• _DIRECTION_: Skip the pictures and repeat each line of the data exactly.

(begin)

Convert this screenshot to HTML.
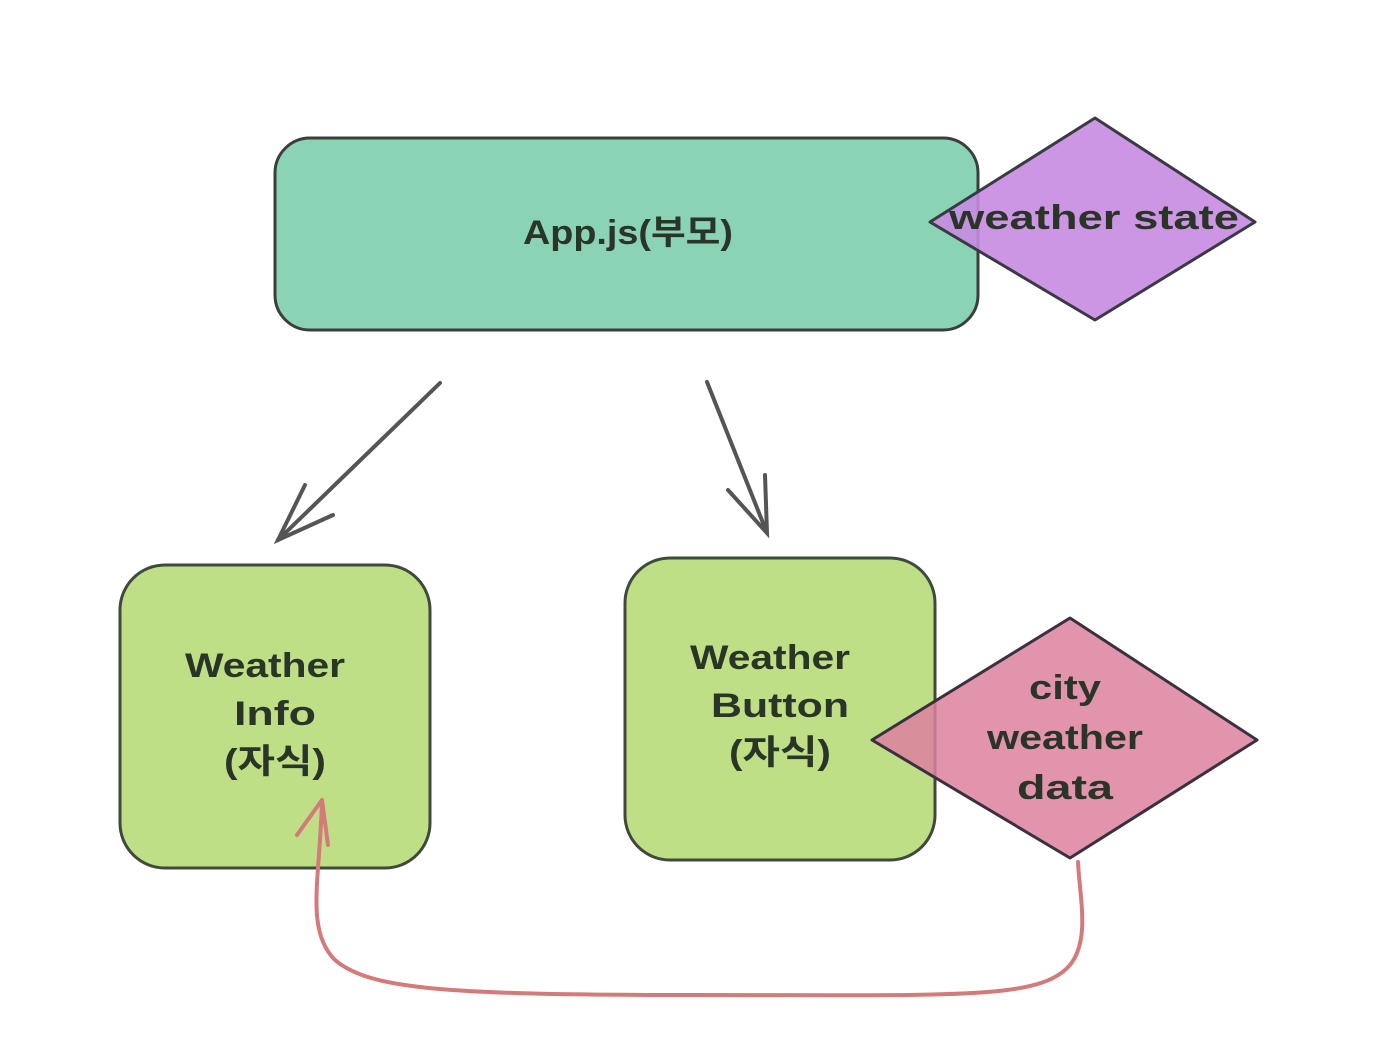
<!DOCTYPE html>
<html><head><meta charset="utf-8"><style>
html,body{margin:0;padding:0;background:#fff;}
svg{display:block;}
text{font-family:"Liberation Sans","Noto Sans CJK KR",sans-serif;fill:#2a3528;text-anchor:middle;dominant-baseline:middle;font-weight:bold;}
</style></head><body>
<svg width="1374" height="1062" viewBox="0 0 1374 1062" xmlns="http://www.w3.org/2000/svg">
<rect width="1374" height="1062" fill="#fff"/>
<rect x="275" y="138" width="703" height="192" rx="35" fill="#8ad3b5" stroke="#3a3f3c" stroke-width="3"/>
<polygon points="930,222 1095,118 1255,222 1095,320" fill="#c68be2" fill-opacity="0.9" stroke="#3a3a44" stroke-width="3" stroke-linejoin="round"/>
<text x="628" y="235" font-size="34" textLength="210" lengthAdjust="spacingAndGlyphs">App.js(부모)</text>
<text x="1094" y="220" font-size="34" textLength="290" lengthAdjust="spacingAndGlyphs">weather state</text>
<g stroke="#555" stroke-width="4" stroke-linecap="round" fill="none">
<line x1="440" y1="383" x2="278" y2="540"/>
<polyline points="305,485 278,540 333,515"/>
<line x1="707" y1="382" x2="767" y2="533"/>
<polyline points="728,490 767,533 765,475"/>
</g>
<rect x="120" y="565" width="310" height="303" rx="45" fill="#bedf86" stroke="#3f4a3c" stroke-width="3"/>
<rect x="625" y="558" width="310" height="302" rx="45" fill="#bedf86" stroke="#3f4a3c" stroke-width="3"/>
<polygon points="872,740 1070,618 1257,740 1070,858" fill="#dd819f" fill-opacity="0.85" stroke="#3a3040" stroke-width="3" stroke-linejoin="round"/>
<text x="265" y="668" font-size="34" textLength="160" lengthAdjust="spacingAndGlyphs">Weather</text>
<text x="275" y="716" font-size="34" textLength="82" lengthAdjust="spacingAndGlyphs">Info</text>
<text x="275" y="764" font-size="34" textLength="102" lengthAdjust="spacingAndGlyphs">(자식)</text>
<text x="770" y="660" font-size="34" textLength="160" lengthAdjust="spacingAndGlyphs">Weather</text>
<text x="780" y="708" font-size="34" textLength="138" lengthAdjust="spacingAndGlyphs">Button</text>
<text x="780" y="755" font-size="34" textLength="102" lengthAdjust="spacingAndGlyphs">(자식)</text>
<text x="1065" y="690" font-size="34" textLength="72" lengthAdjust="spacingAndGlyphs">city</text>
<text x="1065" y="740" font-size="34" textLength="156" lengthAdjust="spacingAndGlyphs">weather</text>
<text x="1065" y="790" font-size="34" textLength="96" lengthAdjust="spacingAndGlyphs">data</text>
<g stroke="#d47a7a" stroke-width="4" fill="none" stroke-linecap="round" stroke-linejoin="round">
<path d="M1078,862 C1080,900 1090,940 1070,965 C1040,1000 960,995 700,995 C450,995 370,990 335,960 C305,930 320,880 322,800"/>
<polyline points="297,835 322,800 328,845"/>
</g>
</svg>
</body></html>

(end)

• _THE RESULT_:
Convert this screenshot to HTML.
<!DOCTYPE html>
<html><head><meta charset="utf-8"><style>
html,body{margin:0;padding:0;background:#fff;}
svg{display:block;}
text{font-family:"Liberation Sans","Noto Sans CJK KR",sans-serif;fill:#2a3528;text-anchor:middle;dominant-baseline:middle;font-weight:bold;}
</style></head><body>
<svg width="1374" height="1062" viewBox="0 0 1374 1062" xmlns="http://www.w3.org/2000/svg">
<rect width="1374" height="1062" fill="#fff"/>
<rect x="275" y="138" width="703" height="192" rx="35" fill="#8ad3b5" stroke="#3a3f3c" stroke-width="3"/>
<polygon points="930,222 1095,118 1255,222 1095,320" fill="#c68be2" fill-opacity="0.9" stroke="#3a3a44" stroke-width="3" stroke-linejoin="round"/>
<text x="628" y="235" font-size="34" textLength="210" lengthAdjust="spacingAndGlyphs">App.js(부모)</text>
<text x="1094" y="220" font-size="34" textLength="290" lengthAdjust="spacingAndGlyphs">weather state</text>
<g stroke="#555" stroke-width="4" stroke-linecap="round" fill="none">
<line x1="440" y1="383" x2="278" y2="540"/>
<polyline points="305,485 278,540 333,515"/>
<line x1="707" y1="382" x2="767" y2="533"/>
<polyline points="728,490 767,533 765,475"/>
</g>
<rect x="120" y="565" width="310" height="303" rx="45" fill="#bedf86" stroke="#3f4a3c" stroke-width="3"/>
<rect x="625" y="558" width="310" height="302" rx="45" fill="#bedf86" stroke="#3f4a3c" stroke-width="3"/>
<polygon points="872,740 1070,618 1257,740 1070,858" fill="#dd819f" fill-opacity="0.85" stroke="#3a3040" stroke-width="3" stroke-linejoin="round"/>
<text x="265" y="668" font-size="34" textLength="160" lengthAdjust="spacingAndGlyphs">Weather</text>
<text x="275" y="716" font-size="34" textLength="82" lengthAdjust="spacingAndGlyphs">Info</text>
<text x="275" y="764" font-size="34" textLength="102" lengthAdjust="spacingAndGlyphs">(자식)</text>
<text x="770" y="660" font-size="34" textLength="160" lengthAdjust="spacingAndGlyphs">Weather</text>
<text x="780" y="708" font-size="34" textLength="138" lengthAdjust="spacingAndGlyphs">Button</text>
<text x="780" y="755" font-size="34" textLength="102" lengthAdjust="spacingAndGlyphs">(자식)</text>
<text x="1065" y="690" font-size="34" textLength="72" lengthAdjust="spacingAndGlyphs">city</text>
<text x="1065" y="740" font-size="34" textLength="156" lengthAdjust="spacingAndGlyphs">weather</text>
<text x="1065" y="790" font-size="34" textLength="96" lengthAdjust="spacingAndGlyphs">data</text>
<g stroke="#d47a7a" stroke-width="4" fill="none" stroke-linecap="round" stroke-linejoin="round">
<path d="M1078,862 C1080,900 1090,940 1070,965 C1040,1000 960,995 700,995 C450,995 370,990 335,960 C305,930 320,880 322,800"/>
<polyline points="297,835 322,800 328,845"/>
</g>
</svg>
</body></html>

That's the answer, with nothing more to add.